- Directive
Print, please, exactly and only the lines between the line holding "Give me the Bokeh source for this chart." and the line holding "nan, 0.435, 0.467]", inclusive, omitting any pictures.
'''
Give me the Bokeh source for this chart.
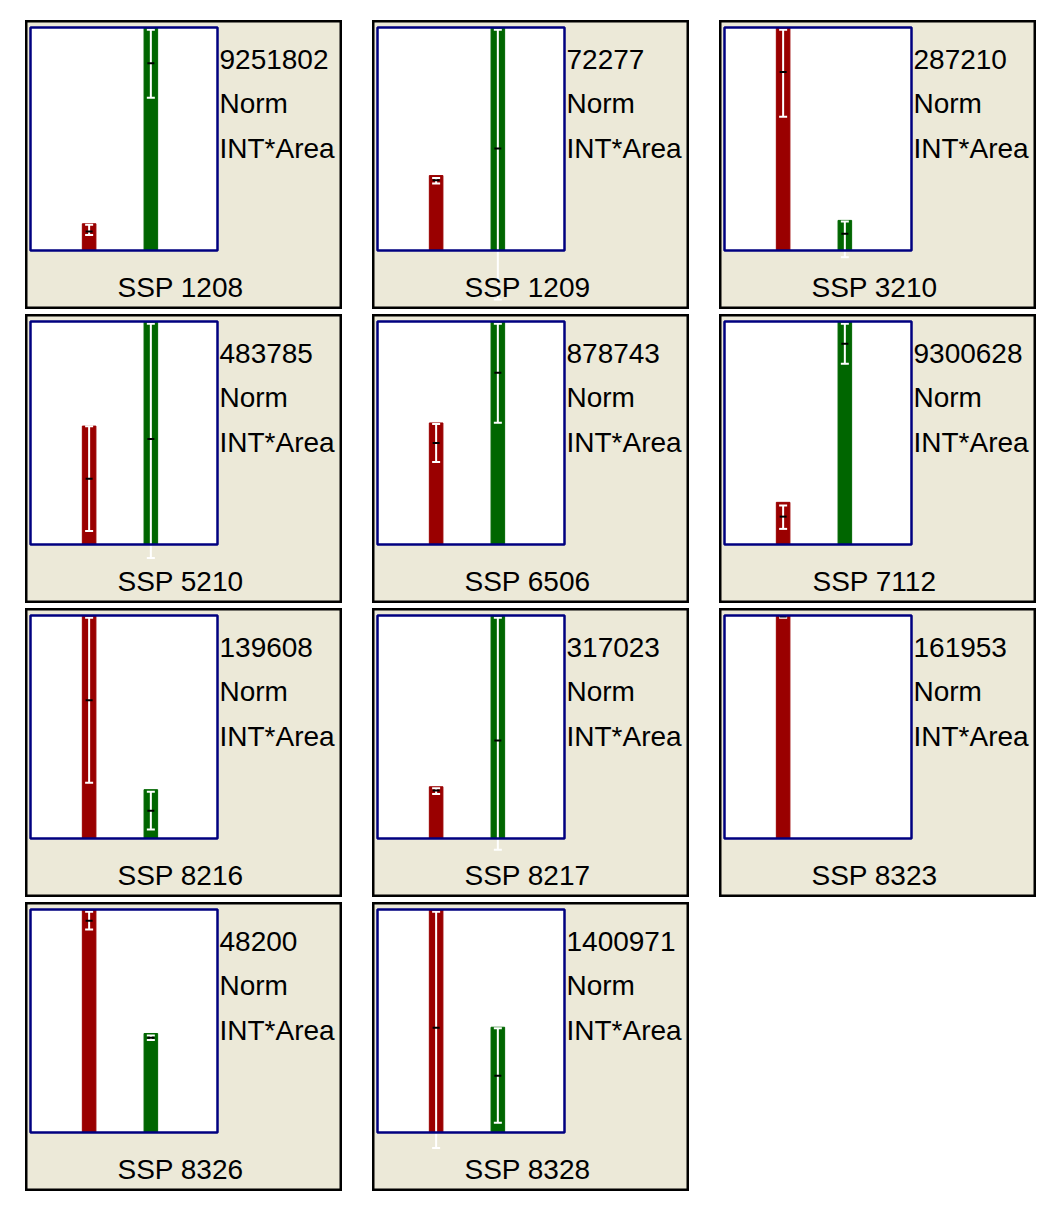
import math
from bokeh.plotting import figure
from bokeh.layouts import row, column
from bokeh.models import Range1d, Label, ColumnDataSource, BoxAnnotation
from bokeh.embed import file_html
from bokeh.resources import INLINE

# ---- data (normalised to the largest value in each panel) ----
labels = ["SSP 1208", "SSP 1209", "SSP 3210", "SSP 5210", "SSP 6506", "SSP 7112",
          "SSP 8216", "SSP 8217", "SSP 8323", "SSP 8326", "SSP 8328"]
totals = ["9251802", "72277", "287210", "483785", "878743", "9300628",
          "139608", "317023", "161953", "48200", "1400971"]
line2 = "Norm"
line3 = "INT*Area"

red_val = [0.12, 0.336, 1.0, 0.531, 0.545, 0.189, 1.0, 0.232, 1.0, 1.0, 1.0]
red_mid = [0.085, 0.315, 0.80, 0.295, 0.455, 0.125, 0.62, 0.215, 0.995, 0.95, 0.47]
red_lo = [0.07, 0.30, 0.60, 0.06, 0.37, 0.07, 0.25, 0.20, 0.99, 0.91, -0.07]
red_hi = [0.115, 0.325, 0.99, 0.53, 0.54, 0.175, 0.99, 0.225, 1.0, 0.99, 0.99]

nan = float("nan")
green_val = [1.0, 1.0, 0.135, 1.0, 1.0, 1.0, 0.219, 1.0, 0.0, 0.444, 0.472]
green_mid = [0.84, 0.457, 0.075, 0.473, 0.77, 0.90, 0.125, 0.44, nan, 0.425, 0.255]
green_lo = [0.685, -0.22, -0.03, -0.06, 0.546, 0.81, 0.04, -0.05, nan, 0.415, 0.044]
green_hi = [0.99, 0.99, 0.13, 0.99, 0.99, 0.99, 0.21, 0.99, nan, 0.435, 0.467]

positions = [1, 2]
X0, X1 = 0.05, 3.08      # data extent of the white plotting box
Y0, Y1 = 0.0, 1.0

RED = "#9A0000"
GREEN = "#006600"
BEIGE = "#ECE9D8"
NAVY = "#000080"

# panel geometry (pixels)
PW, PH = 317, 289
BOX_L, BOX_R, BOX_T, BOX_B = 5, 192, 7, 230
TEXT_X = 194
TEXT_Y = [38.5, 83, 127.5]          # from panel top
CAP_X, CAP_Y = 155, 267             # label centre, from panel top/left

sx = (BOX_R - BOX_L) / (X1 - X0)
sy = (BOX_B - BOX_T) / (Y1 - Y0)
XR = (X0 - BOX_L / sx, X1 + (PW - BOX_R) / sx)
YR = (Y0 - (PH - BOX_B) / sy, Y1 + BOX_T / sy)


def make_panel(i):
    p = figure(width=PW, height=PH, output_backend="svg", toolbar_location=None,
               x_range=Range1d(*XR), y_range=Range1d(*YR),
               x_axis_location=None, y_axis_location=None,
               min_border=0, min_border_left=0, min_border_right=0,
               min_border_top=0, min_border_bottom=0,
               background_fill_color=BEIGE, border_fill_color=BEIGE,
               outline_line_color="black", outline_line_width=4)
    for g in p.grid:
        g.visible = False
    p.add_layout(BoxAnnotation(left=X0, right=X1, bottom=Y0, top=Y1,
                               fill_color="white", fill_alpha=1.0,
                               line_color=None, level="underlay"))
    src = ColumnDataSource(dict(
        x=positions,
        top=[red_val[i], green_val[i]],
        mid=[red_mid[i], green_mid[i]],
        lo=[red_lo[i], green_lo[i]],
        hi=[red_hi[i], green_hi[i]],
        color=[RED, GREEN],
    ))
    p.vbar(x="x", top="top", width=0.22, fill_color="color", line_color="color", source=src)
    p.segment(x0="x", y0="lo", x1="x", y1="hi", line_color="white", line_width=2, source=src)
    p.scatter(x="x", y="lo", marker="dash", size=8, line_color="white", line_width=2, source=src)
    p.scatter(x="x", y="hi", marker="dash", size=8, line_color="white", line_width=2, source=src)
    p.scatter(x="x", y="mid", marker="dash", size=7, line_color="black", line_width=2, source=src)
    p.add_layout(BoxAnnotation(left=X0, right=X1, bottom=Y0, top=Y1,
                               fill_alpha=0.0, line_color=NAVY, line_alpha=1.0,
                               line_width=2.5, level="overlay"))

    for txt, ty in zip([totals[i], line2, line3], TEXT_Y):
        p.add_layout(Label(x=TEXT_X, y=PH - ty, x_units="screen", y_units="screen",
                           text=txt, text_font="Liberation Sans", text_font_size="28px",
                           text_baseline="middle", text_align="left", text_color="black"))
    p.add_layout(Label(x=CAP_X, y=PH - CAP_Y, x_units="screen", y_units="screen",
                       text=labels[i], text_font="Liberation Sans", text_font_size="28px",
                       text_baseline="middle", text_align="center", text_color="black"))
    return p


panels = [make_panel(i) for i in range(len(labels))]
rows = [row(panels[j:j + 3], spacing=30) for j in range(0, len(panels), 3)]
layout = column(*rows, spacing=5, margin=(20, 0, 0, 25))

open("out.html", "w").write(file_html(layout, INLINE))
'''
'''
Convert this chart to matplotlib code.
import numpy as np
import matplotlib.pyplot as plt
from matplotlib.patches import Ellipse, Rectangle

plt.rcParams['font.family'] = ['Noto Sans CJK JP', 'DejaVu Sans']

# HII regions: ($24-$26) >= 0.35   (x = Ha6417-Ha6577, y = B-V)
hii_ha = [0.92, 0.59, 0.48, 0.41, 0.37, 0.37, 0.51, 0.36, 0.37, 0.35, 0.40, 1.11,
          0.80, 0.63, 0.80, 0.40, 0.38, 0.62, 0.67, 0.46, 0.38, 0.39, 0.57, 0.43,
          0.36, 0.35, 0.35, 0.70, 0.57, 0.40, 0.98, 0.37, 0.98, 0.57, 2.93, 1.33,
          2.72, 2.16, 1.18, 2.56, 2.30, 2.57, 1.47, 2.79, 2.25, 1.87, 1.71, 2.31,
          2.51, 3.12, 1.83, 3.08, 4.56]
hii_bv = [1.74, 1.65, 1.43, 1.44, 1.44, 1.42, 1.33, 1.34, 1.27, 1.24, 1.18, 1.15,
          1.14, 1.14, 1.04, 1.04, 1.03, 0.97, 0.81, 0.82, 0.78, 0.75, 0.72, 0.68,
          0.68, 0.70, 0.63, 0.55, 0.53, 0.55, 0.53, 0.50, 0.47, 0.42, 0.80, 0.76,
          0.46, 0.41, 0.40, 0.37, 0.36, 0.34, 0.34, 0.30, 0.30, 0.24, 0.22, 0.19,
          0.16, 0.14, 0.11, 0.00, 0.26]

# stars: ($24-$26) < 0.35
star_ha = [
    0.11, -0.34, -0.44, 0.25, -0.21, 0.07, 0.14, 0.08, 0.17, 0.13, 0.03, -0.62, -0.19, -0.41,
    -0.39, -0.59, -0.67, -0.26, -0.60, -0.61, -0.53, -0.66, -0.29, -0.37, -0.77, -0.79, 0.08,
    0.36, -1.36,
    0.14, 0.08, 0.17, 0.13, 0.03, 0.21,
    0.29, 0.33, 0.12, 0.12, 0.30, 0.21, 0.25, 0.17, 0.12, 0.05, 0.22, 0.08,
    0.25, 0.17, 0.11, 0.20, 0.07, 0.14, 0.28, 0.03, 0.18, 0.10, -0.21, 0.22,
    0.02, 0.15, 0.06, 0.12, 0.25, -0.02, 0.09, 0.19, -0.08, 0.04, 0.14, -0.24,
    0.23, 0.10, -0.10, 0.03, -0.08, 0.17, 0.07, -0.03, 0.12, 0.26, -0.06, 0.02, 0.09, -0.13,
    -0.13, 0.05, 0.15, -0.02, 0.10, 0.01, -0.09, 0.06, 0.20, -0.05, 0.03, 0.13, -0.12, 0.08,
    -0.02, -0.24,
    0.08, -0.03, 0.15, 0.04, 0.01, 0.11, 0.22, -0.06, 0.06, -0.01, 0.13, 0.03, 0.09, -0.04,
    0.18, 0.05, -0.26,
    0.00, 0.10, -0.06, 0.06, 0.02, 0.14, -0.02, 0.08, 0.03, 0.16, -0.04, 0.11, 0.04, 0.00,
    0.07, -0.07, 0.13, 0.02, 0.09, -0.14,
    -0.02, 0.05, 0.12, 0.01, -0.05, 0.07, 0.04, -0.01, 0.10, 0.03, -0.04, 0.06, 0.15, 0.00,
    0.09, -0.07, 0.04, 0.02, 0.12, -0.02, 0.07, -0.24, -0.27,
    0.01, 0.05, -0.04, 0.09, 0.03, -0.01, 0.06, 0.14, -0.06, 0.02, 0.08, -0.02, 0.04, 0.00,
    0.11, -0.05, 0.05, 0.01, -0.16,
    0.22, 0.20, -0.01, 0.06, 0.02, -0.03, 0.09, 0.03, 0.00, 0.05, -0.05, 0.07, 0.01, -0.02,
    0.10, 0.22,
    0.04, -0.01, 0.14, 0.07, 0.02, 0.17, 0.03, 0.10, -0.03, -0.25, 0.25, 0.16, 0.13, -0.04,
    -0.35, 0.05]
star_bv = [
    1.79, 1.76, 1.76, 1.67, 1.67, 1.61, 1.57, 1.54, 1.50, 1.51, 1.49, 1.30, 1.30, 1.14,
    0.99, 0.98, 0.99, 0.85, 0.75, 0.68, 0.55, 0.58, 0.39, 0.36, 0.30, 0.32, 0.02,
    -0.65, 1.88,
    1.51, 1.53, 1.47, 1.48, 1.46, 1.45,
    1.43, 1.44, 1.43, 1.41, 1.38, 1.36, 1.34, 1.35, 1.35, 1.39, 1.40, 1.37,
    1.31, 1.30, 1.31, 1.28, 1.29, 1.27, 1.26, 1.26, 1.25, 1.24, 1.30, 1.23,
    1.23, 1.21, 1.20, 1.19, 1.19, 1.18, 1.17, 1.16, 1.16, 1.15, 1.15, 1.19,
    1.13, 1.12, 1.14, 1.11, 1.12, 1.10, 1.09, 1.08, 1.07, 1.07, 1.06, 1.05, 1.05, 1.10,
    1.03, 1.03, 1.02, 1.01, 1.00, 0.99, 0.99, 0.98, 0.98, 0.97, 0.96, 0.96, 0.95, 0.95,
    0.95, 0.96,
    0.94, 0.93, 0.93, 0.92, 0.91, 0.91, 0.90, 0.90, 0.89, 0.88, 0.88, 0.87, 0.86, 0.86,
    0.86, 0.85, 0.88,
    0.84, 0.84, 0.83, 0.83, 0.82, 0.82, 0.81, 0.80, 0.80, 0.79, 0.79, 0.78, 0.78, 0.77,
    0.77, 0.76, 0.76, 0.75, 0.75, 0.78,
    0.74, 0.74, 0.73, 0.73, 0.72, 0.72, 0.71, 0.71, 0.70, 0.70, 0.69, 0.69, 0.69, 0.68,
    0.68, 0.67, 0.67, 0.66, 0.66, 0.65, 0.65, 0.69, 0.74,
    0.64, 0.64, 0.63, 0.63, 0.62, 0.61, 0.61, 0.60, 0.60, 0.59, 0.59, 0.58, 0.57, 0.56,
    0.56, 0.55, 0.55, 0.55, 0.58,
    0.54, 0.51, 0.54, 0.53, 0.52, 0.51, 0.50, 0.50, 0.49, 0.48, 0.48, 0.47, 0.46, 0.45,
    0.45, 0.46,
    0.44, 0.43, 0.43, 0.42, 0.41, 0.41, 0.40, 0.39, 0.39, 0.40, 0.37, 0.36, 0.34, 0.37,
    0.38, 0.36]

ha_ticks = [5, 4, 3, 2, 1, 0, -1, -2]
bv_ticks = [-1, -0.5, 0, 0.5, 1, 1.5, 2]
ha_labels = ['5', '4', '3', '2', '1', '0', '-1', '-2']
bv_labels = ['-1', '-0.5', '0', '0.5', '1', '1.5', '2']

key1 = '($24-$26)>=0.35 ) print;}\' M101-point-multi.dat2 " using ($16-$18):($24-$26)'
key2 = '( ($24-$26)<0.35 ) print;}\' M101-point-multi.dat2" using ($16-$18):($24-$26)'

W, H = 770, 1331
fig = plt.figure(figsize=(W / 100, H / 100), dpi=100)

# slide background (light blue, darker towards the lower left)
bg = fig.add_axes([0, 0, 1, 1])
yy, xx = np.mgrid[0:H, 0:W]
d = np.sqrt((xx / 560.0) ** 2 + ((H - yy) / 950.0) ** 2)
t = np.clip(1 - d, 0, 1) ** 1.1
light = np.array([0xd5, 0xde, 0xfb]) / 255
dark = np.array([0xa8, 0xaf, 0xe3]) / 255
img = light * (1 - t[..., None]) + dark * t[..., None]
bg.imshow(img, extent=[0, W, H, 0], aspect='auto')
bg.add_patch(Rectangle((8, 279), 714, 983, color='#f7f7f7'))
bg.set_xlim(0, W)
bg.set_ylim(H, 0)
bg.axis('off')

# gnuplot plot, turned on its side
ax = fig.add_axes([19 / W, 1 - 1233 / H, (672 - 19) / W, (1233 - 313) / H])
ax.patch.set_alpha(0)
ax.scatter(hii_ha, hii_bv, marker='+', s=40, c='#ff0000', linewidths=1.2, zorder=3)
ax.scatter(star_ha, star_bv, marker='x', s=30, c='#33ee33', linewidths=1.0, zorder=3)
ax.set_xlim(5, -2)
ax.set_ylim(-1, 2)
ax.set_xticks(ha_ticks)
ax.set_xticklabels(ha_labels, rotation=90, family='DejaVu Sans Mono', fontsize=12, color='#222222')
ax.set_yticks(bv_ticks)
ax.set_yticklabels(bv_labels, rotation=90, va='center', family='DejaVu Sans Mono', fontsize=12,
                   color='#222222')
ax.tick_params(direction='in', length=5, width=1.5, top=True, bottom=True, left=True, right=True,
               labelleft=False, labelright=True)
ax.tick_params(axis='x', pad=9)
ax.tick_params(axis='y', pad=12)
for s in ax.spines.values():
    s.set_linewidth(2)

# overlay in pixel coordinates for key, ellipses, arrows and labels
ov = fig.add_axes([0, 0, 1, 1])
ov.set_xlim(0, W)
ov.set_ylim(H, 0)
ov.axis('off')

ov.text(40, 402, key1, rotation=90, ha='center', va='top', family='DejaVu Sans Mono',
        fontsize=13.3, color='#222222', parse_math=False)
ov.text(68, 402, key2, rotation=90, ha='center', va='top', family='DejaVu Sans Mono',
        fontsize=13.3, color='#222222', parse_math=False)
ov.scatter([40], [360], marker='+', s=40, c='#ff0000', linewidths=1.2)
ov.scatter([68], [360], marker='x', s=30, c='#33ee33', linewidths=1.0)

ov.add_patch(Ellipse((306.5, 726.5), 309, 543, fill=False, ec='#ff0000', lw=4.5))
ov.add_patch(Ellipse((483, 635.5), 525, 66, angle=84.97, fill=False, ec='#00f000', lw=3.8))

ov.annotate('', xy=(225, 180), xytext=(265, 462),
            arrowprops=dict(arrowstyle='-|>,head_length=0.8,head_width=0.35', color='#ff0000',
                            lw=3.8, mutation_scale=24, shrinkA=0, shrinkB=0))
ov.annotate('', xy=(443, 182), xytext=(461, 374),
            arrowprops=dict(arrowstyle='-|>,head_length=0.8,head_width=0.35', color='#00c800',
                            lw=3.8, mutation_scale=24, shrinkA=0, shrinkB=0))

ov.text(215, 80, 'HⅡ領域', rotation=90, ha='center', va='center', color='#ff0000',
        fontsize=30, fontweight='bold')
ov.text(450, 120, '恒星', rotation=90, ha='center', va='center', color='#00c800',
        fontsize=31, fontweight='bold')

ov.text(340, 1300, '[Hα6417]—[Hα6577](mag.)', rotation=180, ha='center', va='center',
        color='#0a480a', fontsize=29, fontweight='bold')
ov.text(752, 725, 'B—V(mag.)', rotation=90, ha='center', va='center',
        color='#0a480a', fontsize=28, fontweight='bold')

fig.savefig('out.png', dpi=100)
'''
'''
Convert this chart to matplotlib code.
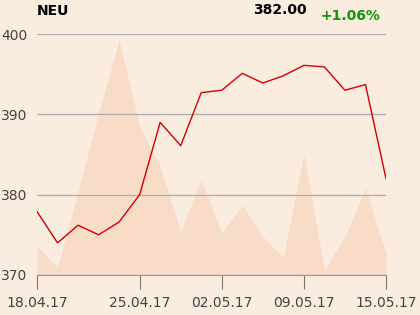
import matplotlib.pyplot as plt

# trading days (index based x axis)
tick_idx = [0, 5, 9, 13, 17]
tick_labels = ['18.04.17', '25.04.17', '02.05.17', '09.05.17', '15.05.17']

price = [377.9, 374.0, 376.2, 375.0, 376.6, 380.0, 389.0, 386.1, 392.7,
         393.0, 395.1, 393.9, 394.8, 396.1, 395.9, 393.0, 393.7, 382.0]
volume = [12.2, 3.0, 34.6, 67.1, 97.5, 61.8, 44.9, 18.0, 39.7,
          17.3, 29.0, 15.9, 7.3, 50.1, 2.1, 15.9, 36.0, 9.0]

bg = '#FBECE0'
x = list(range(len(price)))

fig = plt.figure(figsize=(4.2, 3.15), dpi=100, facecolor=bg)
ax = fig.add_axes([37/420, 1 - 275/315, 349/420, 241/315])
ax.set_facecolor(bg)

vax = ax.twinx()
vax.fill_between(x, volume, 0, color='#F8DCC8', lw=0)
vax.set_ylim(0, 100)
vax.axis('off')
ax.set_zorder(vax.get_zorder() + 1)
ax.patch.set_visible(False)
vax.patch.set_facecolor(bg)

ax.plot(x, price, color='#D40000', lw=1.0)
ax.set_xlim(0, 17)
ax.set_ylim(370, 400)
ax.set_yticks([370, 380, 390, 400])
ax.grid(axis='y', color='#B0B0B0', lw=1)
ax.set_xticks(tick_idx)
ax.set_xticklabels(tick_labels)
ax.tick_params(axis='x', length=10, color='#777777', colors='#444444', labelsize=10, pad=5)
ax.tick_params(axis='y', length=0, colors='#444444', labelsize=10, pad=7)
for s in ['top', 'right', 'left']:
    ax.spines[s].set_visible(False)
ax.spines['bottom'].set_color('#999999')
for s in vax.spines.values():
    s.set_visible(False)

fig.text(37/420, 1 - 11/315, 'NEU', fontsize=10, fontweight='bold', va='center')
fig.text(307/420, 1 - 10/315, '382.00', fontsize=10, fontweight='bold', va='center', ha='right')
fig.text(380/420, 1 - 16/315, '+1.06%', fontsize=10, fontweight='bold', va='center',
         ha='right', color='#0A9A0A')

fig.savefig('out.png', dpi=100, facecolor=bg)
'''
- Right answer
Give me the Bokeh source for this chart.
import math
from bokeh.plotting import figure
from bokeh.layouts import row, column
from bokeh.models import Range1d, Label, ColumnDataSource, BoxAnnotation
from bokeh.embed import file_html
from bokeh.resources import INLINE

# ---- data (normalised to the largest value in each panel) ----
labels = ["SSP 1208", "SSP 1209", "SSP 3210", "SSP 5210", "SSP 6506", "SSP 7112",
          "SSP 8216", "SSP 8217", "SSP 8323", "SSP 8326", "SSP 8328"]
totals = ["9251802", "72277", "287210", "483785", "878743", "9300628",
          "139608", "317023", "161953", "48200", "1400971"]
line2 = "Norm"
line3 = "INT*Area"

red_val = [0.12, 0.336, 1.0, 0.531, 0.545, 0.189, 1.0, 0.232, 1.0, 1.0, 1.0]
red_mid = [0.085, 0.315, 0.80, 0.295, 0.455, 0.125, 0.62, 0.215, 0.995, 0.95, 0.47]
red_lo = [0.07, 0.30, 0.60, 0.06, 0.37, 0.07, 0.25, 0.20, 0.99, 0.91, -0.07]
red_hi = [0.115, 0.325, 0.99, 0.53, 0.54, 0.175, 0.99, 0.225, 1.0, 0.99, 0.99]

nan = float("nan")
green_val = [1.0, 1.0, 0.135, 1.0, 1.0, 1.0, 0.219, 1.0, 0.0, 0.444, 0.472]
green_mid = [0.84, 0.457, 0.075, 0.473, 0.77, 0.90, 0.125, 0.44, nan, 0.425, 0.255]
green_lo = [0.685, -0.22, -0.03, -0.06, 0.546, 0.81, 0.04, -0.05, nan, 0.415, 0.044]
green_hi = [0.99, 0.99, 0.13, 0.99, 0.99, 0.99, 0.21, 0.99, nan, 0.435, 0.467]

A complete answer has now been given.